-- START OF Data listing --
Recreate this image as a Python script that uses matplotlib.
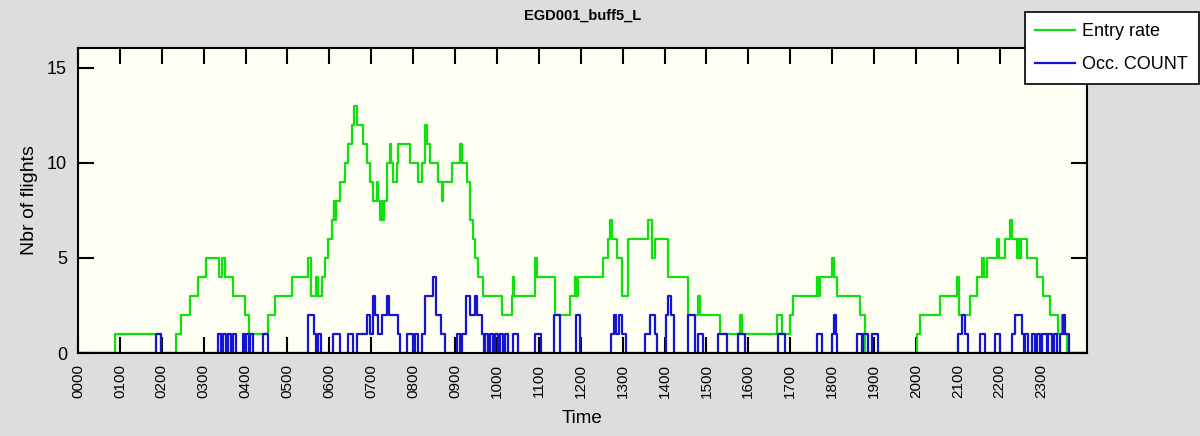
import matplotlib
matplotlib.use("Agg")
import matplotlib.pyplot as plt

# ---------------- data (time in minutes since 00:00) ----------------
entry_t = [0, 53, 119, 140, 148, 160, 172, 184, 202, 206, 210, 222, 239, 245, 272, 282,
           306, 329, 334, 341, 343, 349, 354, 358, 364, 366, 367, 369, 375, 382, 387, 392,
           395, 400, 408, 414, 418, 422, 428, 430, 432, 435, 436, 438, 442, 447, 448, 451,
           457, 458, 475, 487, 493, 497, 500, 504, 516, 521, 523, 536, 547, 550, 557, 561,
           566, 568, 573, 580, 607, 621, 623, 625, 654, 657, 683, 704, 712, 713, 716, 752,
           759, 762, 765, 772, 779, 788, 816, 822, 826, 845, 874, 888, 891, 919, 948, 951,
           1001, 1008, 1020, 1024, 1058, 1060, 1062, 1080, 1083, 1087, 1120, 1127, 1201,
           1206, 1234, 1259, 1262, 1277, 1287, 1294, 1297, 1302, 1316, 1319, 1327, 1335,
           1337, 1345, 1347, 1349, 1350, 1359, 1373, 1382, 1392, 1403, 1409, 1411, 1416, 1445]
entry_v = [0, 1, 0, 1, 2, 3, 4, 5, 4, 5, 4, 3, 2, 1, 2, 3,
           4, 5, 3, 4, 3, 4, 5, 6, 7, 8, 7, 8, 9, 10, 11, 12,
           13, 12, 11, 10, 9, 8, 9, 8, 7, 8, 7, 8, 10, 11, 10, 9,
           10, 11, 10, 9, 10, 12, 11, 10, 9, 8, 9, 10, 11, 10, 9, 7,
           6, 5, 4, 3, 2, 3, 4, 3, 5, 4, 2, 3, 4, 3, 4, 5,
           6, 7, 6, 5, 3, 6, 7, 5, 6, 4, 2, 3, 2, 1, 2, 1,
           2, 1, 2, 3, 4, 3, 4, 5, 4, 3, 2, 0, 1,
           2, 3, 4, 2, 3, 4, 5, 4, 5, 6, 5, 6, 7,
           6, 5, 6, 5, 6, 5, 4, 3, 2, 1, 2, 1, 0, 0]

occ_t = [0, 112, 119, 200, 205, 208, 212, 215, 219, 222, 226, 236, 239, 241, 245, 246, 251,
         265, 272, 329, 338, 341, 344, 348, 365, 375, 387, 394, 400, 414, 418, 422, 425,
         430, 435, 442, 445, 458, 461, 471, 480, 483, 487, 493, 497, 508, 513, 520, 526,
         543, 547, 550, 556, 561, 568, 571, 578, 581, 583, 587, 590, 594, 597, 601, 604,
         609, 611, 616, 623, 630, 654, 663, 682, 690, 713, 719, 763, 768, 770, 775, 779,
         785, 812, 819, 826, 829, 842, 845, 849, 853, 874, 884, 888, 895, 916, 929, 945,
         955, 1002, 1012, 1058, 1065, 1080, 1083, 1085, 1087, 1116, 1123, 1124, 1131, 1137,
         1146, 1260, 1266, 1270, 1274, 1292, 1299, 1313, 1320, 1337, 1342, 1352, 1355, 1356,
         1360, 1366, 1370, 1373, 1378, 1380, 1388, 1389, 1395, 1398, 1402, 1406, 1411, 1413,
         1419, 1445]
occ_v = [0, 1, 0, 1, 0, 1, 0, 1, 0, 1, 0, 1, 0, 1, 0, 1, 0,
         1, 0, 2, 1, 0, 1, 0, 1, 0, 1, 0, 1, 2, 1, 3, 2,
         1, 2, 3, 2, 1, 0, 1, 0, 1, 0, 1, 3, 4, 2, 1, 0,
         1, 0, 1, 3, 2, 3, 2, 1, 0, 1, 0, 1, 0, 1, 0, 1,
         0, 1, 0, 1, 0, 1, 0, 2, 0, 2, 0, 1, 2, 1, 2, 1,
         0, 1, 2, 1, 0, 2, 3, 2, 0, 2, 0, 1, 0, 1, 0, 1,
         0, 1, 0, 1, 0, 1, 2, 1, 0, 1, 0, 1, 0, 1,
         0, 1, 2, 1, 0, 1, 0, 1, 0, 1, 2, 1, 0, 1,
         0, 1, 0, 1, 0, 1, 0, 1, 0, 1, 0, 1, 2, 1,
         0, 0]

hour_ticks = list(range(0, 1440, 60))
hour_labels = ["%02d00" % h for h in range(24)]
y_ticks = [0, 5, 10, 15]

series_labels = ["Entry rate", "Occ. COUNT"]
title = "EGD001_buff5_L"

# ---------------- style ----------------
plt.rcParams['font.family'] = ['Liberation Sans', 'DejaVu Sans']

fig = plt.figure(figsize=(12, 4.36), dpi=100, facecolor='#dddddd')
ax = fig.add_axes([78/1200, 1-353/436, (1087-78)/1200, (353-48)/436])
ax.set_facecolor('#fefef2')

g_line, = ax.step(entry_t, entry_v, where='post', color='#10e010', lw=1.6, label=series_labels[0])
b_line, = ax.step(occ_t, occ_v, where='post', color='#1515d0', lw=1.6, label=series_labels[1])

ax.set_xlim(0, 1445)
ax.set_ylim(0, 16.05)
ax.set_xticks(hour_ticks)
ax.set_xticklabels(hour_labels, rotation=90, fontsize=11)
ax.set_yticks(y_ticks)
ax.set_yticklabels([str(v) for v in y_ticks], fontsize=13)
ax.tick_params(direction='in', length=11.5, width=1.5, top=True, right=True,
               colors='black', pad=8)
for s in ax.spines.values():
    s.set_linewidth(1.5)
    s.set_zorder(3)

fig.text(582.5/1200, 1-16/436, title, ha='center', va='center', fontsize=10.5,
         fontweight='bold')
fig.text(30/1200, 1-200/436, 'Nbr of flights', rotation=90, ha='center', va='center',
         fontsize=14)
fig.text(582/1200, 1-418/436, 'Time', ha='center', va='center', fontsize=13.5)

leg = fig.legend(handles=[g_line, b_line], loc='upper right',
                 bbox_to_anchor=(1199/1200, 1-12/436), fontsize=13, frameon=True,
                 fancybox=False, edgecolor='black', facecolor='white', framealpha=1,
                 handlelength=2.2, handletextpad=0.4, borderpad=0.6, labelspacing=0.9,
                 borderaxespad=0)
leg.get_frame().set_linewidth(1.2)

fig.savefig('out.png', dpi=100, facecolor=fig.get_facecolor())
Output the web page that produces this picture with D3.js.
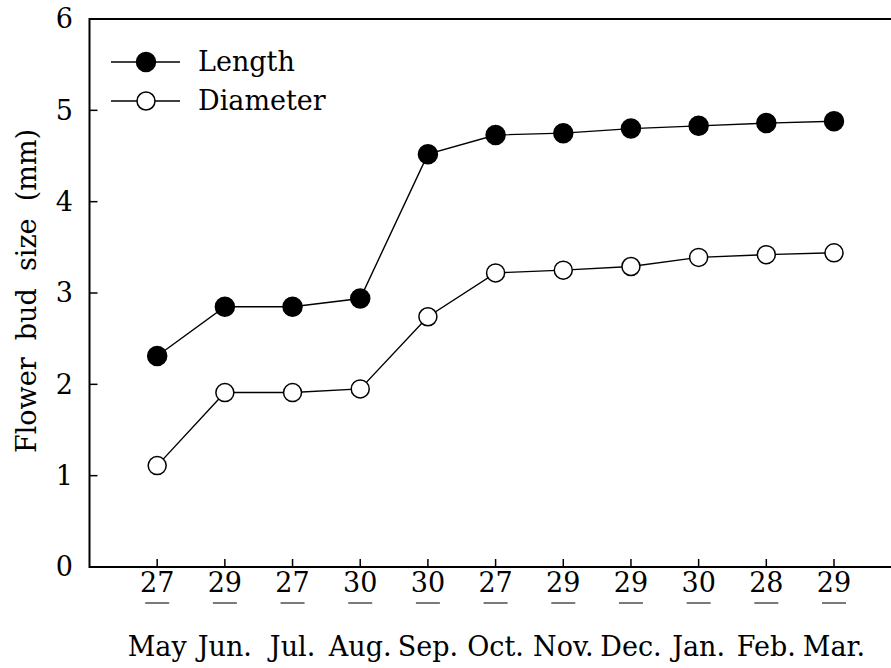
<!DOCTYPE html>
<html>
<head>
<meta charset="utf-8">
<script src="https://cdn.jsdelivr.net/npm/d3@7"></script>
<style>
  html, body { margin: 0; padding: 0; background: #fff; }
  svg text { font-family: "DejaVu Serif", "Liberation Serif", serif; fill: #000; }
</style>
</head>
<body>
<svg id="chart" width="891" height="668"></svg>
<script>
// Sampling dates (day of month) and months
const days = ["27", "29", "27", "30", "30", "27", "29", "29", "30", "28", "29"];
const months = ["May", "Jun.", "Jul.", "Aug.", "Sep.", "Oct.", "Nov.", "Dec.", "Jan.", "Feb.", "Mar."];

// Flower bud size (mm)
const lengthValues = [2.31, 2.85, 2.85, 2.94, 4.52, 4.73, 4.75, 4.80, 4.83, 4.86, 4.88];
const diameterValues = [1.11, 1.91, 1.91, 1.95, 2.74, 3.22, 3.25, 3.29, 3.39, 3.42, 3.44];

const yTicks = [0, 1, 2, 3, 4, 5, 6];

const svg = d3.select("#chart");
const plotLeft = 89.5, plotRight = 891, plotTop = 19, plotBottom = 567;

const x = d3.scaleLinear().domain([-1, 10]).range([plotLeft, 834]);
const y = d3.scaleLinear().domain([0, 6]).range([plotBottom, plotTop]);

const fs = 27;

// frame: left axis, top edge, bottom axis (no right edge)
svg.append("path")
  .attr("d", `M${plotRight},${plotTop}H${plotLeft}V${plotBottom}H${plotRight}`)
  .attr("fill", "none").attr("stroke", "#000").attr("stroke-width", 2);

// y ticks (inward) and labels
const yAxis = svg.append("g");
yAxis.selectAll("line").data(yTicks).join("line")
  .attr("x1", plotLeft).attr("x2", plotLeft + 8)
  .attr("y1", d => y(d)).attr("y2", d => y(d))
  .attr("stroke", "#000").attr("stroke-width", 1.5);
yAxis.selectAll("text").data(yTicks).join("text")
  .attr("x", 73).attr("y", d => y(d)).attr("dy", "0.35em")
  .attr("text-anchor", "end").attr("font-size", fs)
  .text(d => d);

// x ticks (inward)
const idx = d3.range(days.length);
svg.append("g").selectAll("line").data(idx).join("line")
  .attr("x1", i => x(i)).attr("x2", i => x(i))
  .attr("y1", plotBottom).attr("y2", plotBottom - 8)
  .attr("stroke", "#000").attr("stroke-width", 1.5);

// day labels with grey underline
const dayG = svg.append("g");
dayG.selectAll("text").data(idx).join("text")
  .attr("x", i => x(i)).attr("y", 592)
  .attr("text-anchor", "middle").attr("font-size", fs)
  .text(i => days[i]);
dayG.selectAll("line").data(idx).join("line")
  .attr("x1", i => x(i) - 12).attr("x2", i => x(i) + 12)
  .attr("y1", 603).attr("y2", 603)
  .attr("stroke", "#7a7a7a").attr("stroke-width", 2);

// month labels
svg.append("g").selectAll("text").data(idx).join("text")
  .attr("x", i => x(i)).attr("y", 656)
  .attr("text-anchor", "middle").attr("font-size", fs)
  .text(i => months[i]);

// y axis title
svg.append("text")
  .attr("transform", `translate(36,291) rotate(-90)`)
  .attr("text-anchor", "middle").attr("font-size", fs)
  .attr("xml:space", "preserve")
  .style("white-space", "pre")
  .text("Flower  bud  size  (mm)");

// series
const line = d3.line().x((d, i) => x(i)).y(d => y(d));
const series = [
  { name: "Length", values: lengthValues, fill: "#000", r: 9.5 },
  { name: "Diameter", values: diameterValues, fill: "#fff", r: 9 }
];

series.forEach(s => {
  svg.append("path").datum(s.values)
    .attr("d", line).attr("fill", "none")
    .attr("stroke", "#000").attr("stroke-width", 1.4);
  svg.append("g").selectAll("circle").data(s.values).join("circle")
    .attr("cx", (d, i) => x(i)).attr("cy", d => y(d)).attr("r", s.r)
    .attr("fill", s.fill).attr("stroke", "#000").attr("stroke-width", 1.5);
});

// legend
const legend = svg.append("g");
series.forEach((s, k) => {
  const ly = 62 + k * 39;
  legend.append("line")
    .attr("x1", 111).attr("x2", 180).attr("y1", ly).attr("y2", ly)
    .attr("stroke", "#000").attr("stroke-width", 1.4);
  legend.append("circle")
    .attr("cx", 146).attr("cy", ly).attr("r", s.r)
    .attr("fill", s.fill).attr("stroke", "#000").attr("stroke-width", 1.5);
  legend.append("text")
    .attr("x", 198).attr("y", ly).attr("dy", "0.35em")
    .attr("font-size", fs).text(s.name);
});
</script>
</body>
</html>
-- END OF Data listing --
= What the task asks =
Transcribe, from the records above, the first line and every line after it up to and including the line with "import matplotlib.pyplot as plt"; omit pictures.

= Output below =
Recreate this image as a Python script that uses matplotlib.
import matplotlib
matplotlib.use("Agg")
import matplotlib.pyplot as plt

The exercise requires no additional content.